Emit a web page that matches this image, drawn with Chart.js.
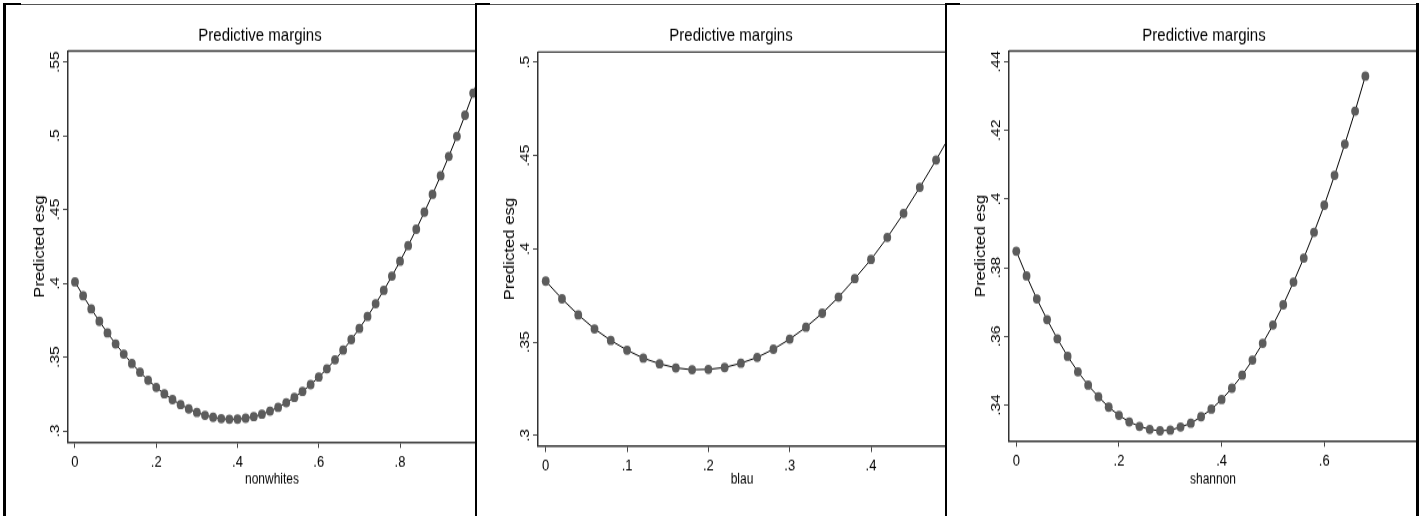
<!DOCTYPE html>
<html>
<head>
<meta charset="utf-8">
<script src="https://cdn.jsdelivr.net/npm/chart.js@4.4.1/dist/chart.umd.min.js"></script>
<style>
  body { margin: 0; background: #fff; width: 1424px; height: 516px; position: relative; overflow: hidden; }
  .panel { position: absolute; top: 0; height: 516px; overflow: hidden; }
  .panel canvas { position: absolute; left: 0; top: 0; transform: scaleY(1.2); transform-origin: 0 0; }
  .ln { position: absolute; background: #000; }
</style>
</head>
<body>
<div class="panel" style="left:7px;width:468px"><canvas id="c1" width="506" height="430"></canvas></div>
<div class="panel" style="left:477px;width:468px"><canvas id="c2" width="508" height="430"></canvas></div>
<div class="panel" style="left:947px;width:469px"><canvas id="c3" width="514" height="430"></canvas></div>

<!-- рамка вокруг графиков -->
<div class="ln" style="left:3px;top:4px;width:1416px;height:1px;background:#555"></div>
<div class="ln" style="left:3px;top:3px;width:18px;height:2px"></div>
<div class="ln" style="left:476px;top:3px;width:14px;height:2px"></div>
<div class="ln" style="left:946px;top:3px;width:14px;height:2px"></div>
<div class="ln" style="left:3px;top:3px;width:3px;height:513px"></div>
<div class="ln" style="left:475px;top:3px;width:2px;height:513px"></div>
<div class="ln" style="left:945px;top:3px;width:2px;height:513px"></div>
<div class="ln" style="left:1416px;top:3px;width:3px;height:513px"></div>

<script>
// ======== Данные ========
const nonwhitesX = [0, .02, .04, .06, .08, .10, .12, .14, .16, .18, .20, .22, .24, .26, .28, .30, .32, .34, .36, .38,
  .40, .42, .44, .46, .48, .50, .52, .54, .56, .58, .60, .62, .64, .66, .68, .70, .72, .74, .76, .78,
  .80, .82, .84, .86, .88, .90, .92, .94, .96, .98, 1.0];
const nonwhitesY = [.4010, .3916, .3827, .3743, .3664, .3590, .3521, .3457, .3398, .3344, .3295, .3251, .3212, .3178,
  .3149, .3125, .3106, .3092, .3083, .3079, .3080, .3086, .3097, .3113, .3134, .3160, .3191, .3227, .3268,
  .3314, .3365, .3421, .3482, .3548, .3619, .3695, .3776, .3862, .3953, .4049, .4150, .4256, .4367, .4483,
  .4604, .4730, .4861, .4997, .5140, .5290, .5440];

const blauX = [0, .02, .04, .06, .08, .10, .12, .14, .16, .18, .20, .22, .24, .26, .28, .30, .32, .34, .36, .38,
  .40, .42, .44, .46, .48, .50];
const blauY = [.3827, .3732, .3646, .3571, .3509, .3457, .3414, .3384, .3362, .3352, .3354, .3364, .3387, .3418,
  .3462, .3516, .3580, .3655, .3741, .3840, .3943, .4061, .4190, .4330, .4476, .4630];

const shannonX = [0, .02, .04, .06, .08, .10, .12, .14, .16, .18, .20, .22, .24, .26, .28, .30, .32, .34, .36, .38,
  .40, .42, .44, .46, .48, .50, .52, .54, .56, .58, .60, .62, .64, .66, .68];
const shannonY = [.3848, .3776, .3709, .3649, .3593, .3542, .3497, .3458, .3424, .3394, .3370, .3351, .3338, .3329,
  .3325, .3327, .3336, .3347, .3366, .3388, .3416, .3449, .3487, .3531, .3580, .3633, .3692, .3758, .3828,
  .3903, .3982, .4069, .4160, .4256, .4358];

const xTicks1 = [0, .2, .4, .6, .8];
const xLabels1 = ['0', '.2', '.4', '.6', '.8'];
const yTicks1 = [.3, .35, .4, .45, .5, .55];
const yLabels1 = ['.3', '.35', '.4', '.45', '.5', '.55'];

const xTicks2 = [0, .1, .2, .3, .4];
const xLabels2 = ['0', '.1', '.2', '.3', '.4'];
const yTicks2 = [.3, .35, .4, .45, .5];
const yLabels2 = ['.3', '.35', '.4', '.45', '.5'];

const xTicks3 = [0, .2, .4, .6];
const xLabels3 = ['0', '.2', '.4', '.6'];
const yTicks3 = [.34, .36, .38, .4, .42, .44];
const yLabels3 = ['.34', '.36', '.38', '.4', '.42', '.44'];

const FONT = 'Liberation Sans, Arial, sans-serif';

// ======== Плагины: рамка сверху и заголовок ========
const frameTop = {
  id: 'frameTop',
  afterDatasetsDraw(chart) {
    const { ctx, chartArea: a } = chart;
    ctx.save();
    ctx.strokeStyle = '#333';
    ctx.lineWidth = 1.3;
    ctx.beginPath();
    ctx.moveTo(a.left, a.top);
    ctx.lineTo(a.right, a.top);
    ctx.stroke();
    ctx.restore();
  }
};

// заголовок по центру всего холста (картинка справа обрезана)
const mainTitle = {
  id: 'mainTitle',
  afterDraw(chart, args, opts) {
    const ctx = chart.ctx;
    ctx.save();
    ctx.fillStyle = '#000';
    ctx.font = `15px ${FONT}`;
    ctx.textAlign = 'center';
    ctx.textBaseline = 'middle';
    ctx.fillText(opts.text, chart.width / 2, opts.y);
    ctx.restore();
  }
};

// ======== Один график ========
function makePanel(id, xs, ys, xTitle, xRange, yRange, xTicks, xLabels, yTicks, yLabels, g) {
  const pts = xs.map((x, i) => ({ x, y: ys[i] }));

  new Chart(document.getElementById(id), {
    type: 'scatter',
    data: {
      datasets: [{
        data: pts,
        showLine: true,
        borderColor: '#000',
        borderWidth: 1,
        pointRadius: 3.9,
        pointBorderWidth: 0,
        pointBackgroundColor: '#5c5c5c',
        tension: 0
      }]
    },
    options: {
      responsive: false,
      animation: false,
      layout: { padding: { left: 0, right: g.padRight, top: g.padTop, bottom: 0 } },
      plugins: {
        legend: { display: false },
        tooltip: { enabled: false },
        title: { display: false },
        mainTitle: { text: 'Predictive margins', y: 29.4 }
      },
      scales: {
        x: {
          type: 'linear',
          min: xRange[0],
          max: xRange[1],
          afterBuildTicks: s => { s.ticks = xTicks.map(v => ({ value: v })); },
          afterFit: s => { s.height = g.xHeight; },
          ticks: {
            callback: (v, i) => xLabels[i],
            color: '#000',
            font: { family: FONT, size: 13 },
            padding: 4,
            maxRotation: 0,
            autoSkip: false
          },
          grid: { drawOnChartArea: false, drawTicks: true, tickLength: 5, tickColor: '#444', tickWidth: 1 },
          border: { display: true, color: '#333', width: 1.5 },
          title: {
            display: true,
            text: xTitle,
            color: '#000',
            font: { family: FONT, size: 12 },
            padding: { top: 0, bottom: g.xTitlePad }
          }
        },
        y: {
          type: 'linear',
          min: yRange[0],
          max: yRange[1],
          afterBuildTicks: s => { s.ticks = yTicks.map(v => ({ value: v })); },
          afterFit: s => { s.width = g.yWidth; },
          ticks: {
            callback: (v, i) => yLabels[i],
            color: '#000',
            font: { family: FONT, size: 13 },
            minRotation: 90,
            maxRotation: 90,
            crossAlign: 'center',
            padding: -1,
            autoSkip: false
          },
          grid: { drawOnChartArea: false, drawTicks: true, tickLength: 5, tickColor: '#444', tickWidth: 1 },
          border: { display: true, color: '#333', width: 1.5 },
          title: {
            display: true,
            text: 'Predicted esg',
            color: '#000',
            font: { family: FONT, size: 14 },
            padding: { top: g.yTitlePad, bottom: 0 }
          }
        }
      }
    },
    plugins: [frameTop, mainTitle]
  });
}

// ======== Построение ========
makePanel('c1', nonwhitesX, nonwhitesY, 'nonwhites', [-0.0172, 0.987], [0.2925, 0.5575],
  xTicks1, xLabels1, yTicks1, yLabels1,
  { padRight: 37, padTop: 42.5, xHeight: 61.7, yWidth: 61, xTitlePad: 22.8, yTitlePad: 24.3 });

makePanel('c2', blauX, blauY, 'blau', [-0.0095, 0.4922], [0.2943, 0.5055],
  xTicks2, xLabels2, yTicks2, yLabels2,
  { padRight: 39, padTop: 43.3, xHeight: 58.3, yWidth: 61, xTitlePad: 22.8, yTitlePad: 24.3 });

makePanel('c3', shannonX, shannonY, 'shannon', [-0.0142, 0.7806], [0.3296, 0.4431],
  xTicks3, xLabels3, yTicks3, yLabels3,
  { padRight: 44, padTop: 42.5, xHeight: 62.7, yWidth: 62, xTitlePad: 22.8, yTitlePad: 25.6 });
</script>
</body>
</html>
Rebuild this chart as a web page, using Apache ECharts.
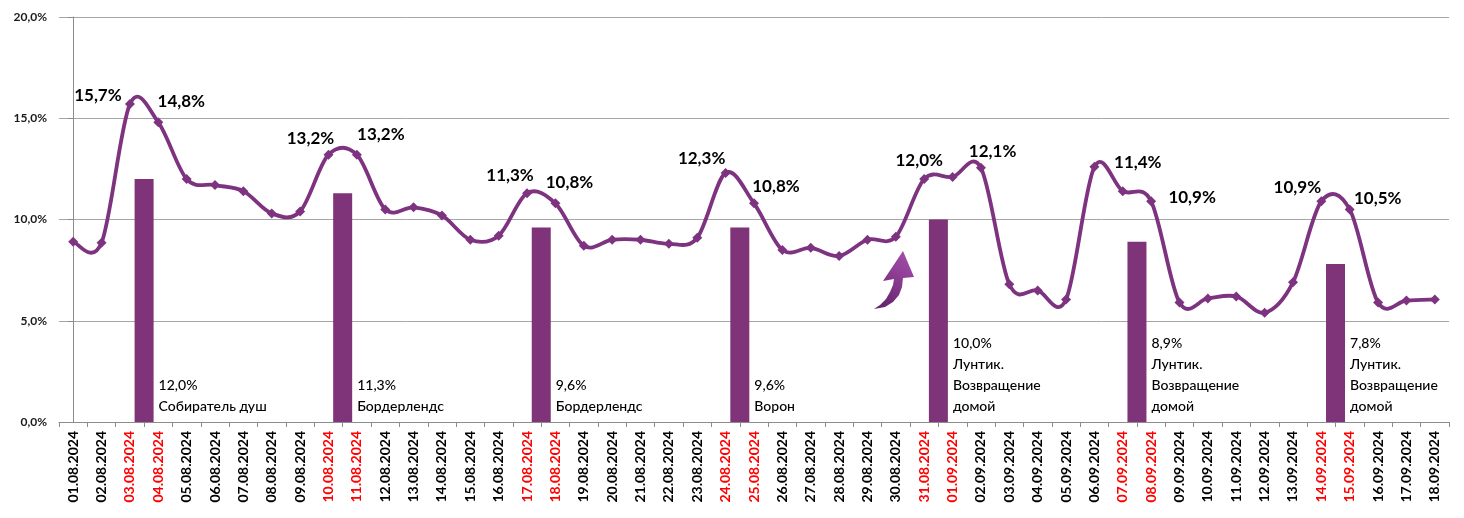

BRIEF |
Filter the entries down to the lines with the word "this" in them.

EXERCISE RESULT |
Emit a web page that matches this image, drawn with Chart.js.
Rebuild this chart as a web page, using Apache ECharts.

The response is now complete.